Krisis Kemanusiaan di Gaza Makin Parah, PBB Serukan Akses Bantuan Penuh dan Akhiri Kekerasan

Warga Gaza Sedang Mengantri Bantuan Makanan [Foto : UN News]



New York
– Koordinator Khusus Interim PBB untuk Proses Perdamaian Timur Tengah, Sigrid Kaag, mengungkapkan keprihatinan mendalam terkait situasi krisis kemanusiaan di Gaza yang semakin memburuk akibat konflik bersenjata yang berkelanjutan. Menurutnya, warga sipil di wilayah tersebut kini terperangkap dalam "jurang" krisis buatan manusia yang menghancurkan kehidupan dan infrastruktur dasar.

"Sejak gencatan senjata runtuh pada Maret lalu, warga sipil terus menjadi sasaran serangan dan terkurung dalam ruang yang semakin sempit, sementara akses terhadap bantuan penyelamat jiwa makin sulit," kata Kaag dalam pernyataannya.

Kaag menegaskan bahwa Israel wajib menghentikan serangan besar-besaran yang merusak kehidupan dan infrastruktur sipil.
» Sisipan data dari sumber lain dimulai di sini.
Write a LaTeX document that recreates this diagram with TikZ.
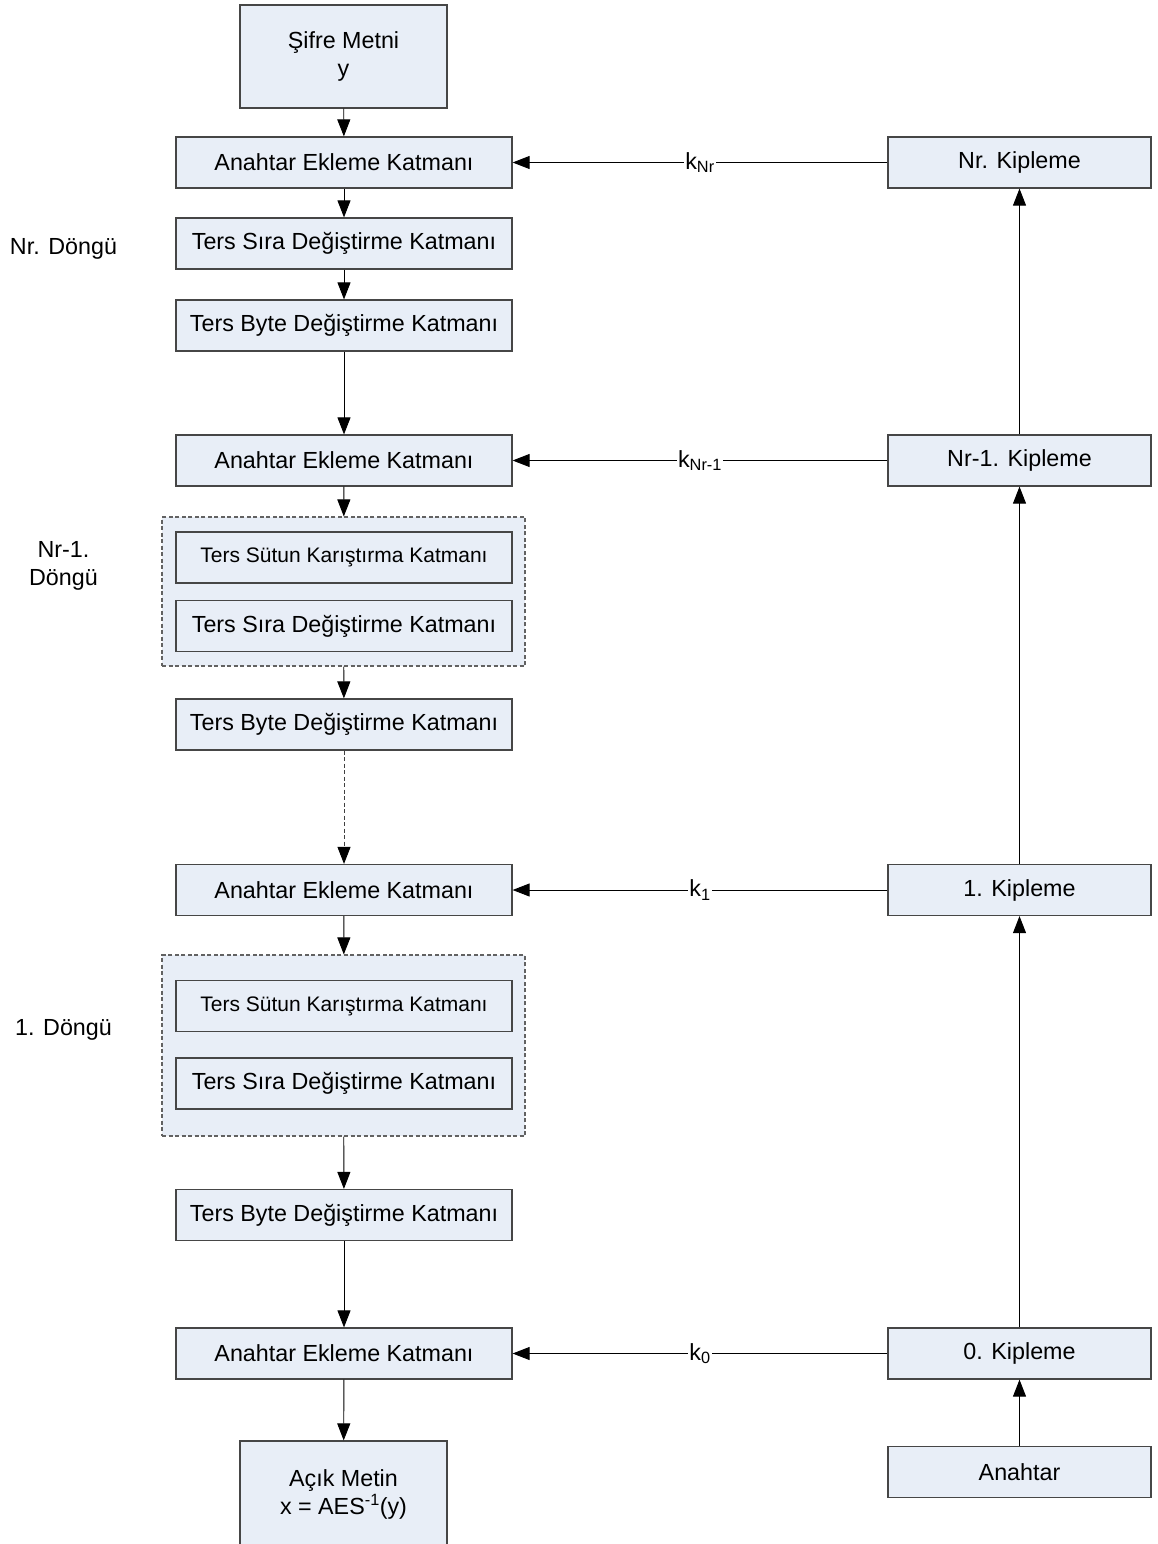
\documentclass[tikz,border=0pt]{standalone}
\usepackage{fontspec}
\setmainfont{Liberation Sans}
\usetikzlibrary{arrows.meta}
\definecolor{boxfill}{RGB}{232,238,247}
\definecolor{boxline}{RGB}{70,70,70}
\begin{document}
\begin{tikzpicture}[x=1pt,y=-1pt,
  every node/.style={font=\fontsize{23.3}{28}\selectfont, inner sep=0pt, align=center},
  layer/.style={draw=boxline, line width=1.2pt, fill=boxfill, minimum width=336pt, minimum height=51pt},
  smalllayer/.style={layer, font=\fontsize{21}{25}\selectfont},
  keybox/.style={draw=boxline, line width=1.2pt, fill=boxfill, minimum width=263pt, minimum height=51pt},
  textbox/.style={draw=boxline, line width=1.2pt, fill=boxfill, minimum width=207pt, minimum height=103pt},
  roundgroup/.style={draw=boxline!85, dash pattern=on 4pt off 2.5pt, line width=1.1pt, fill=boxfill, minimum width=363pt},
  flow/.style={draw=black, line width=0.9pt, -{Triangle[length=17pt,width=13pt,black]}},
  keylabel/.style={fill=white, inner xsep=1pt, inner ysep=2pt}]
\useasboundingbox (0,0) rectangle (1157,1544);

% round groups (drawn first, behind their inner layers)
\node[roundgroup, minimum height=149pt] (g1) at (343.5,591.5) {};
\node[roundgroup, minimum height=181pt] (g2) at (343.5,1045.5) {};

% main (decryption) column
\node[textbox] (ct) at (343.5,56.5) {Şifre Metni\\y};
\node[layer] (a1) at (344,162.5) {Anahtar Ekleme Katmanı};
\node[layer] (s1) at (344,243.5) {Ters Sıra Değiştirme Katmanı};
\node[layer] (b1) at (344,325.5) {Ters Byte Değiştirme Katmanı};
\node[layer] (a2) at (344,460.5) {Anahtar Ekleme Katmanı};
\node[smalllayer] (m2) at (344,557.5) {Ters Sütun Karıştırma Katmanı};
\node[layer] (s2) at (344,626) {Ters Sıra Değiştirme Katmanı};
\node[layer] (b2) at (344,724.5) {Ters Byte Değiştirme Katmanı};
\node[layer] (a3) at (344,890) {Anahtar Ekleme Katmanı};
\node[smalllayer] (m3) at (344,1006) {Ters Sütun Karıştırma Katmanı};
\node[layer] (s3) at (344,1083.5) {Ters Sıra Değiştirme Katmanı};
\node[layer] (b3) at (344,1215) {Ters Byte Değiştirme Katmanı};
\node[layer] (a4) at (344,1353.5) {Anahtar Ekleme Katmanı};
\node[textbox, minimum height=107pt] (pt) at (343.5,1494.5) {Açık Metin\\x = AES\textsuperscript{-1}(y)};

% round labels
\node (r1) at (63.5,249) {Nr. Döngü};
\node (r2) at (63.5,566) {Nr-1.\\Döngü};
\node (r3) at (63.5,1030) {1. Döngü};

% key schedule column
\node[keybox] (kNr) at (1019.5,162.5) {Nr. Kipleme};
\node[keybox] (kNr1) at (1019.5,460.5) {Nr-1. Kipleme};
\node[keybox] (k1) at (1019.5,890) {1. Kipleme};
\node[keybox] (k0) at (1019.5,1353.5) {0. Kipleme};
\node[keybox] (key) at (1019.5,1472) {Anahtar};

% data path
\draw[flow] (ct) -- (a1);
\draw[flow] (a1) -- (s1);
\draw[flow] (s1) -- (b1);
\draw[flow] (b1) -- (a2);
\draw[flow] (a2) -- (g1);
\draw[flow] (g1) -- (b2);
\draw[flow, draw=black!75, dash pattern=on 4pt off 2.5pt] (b2) -- (a3);
\draw[flow] (a3) -- (g2);
\draw[flow] (g2) -- (b3);
\draw[flow] (b3) -- (a4);
\draw[flow] (a4) -- (pt);

% key schedule path
\draw[flow] (key) -- (k0);
\draw[flow] (k0) -- (k1);
\draw[flow] (k1) -- (kNr1);
\draw[flow] (kNr1) -- (kNr);

% round keys
\draw[flow] (kNr) -- node[keylabel] (lNr) {k\textsubscript{Nr}} (a1);
\draw[flow] (kNr1) -- node[keylabel] (lNr1) {k\textsubscript{Nr-1}} (a2);
\draw[flow] (k1) -- node[keylabel] (l1) {k\textsubscript{1}} (a3);
\draw[flow] (k0) -- node[keylabel] (l0) {k\textsubscript{0}} (a4);
\end{tikzpicture}
\end{document}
Ia juga memperingatkan bahwa kelaparan kini mengancam seluruh penduduk Gaza karena sebagian besar keluarga telah terputus dari bantuan selama berminggu-minggu. Bantuan yang masuk hanya sedikit, "ibarat sekoci setelah kapal tenggelam."

Menurutnya, bantuan kemanusiaan harus diberikan tanpa syarat dan tidak boleh menjadi alat tawar menawar politik. "Bantuan tidak bisa dinegosiasikan," tegas Kaag, seraya mendesak Israel agar membuka akses penuh bagi bantuan kemanusiaan dan barang komersial ke Gaza.

Meski demikian, Kaag mengakui hak Israel untuk hidup dalam damai dan aman, yang terganggu oleh serangan teror yang terjadi pada 7 Oktober oleh Hamas dan kelompok bersenjata Palestina. Ia menyerukan agar Hamas menghentikan serangan roket ke Israel dan membebaskan sandera tanpa syarat.

Kaag juga menggarisbawahi bahwa solusi jangka panjang hanya bisa dicapai melalui pengakuan bersama, keadilan, dan hak bagi semua pihak. Ia menyambut konferensi internasional tingkat tinggi yang akan berlangsung Juni mendatang sebagai peluang untuk menghidupkan kembali jalan menuju solusi dua negara berdasarkan hukum internasional dan resolusi PBB.

Dalam pernyataannya yang penuh haru, Kaag menggambarkan keputusasaan warga Gaza yang kini mengucapkan perpisahan bukan dengan "sampai besok," melainkan "sampai jumpa di surga." Ia menyerukan tindakan berani dan dukungan penuh untuk pemerintah Palestina yang direformasi agar dapat memimpin wilayah Gaza dan Tepi Barat.

Sementara itu, dokter relawan asal AS yang bertugas di Gaza sejak 7 Oktober, Feroze Sidhwa, menggambarkan kondisi medis di rumah sakit yang kekurangan pasokan penting seperti darah, antibiotik, dan anestesi, hingga banyak anak-anak meninggal bukan karena luka tidak bisa diobati, melainkan karena kekurangan alat medis.

Di sisi lain, perwakilan politik AS, John Kelley, menegaskan dukungan penuh negaranya kepada Israel dan mengutuk Hamas yang terus menolak proposal pembebasan sandera serta mengalihkan bantuan kemanusiaan untuk kepentingan kelompoknya.

Duta Besar Aljazair, Amar Bendjama, mengutuk tindakan militer Israel yang menewaskan anak-anak dan warga sipil, menilai kengerian di Gaza harus segera dihentikan dengan tindakan nyata, bukan sekadar kata-kata.

Wakil Inggris untuk PBB, James Kariuki, juga menyerukan gencatan senjata segera dan menolak aksi militer Israel yang tidak proporsional, serta mendukung rencana PBB untuk menyalurkan bantuan kemanusiaan secara aman dan terorganisir.

Pengamat Palestina untuk PBB, Riyad Mansour, menyatakan bahwa penderitaan warga Gaza sangat menyayat hati dan mengkritik upaya-upaya yang dinilai berusaha menghilangkan warga Palestina melalui kelaparan dan kehancuran.

Di lain pihak, Duta Besar Israel, Danny Danon, Terus Membantah tuduhan yang dilontarkan ke negaranya. dan menyatakan negaranya secara konsisten memfasilitasi masuknya bantuan ke Gaza melalui berbagai mekanisme, meskipun menghadapi upaya penghalangan dari Hamas.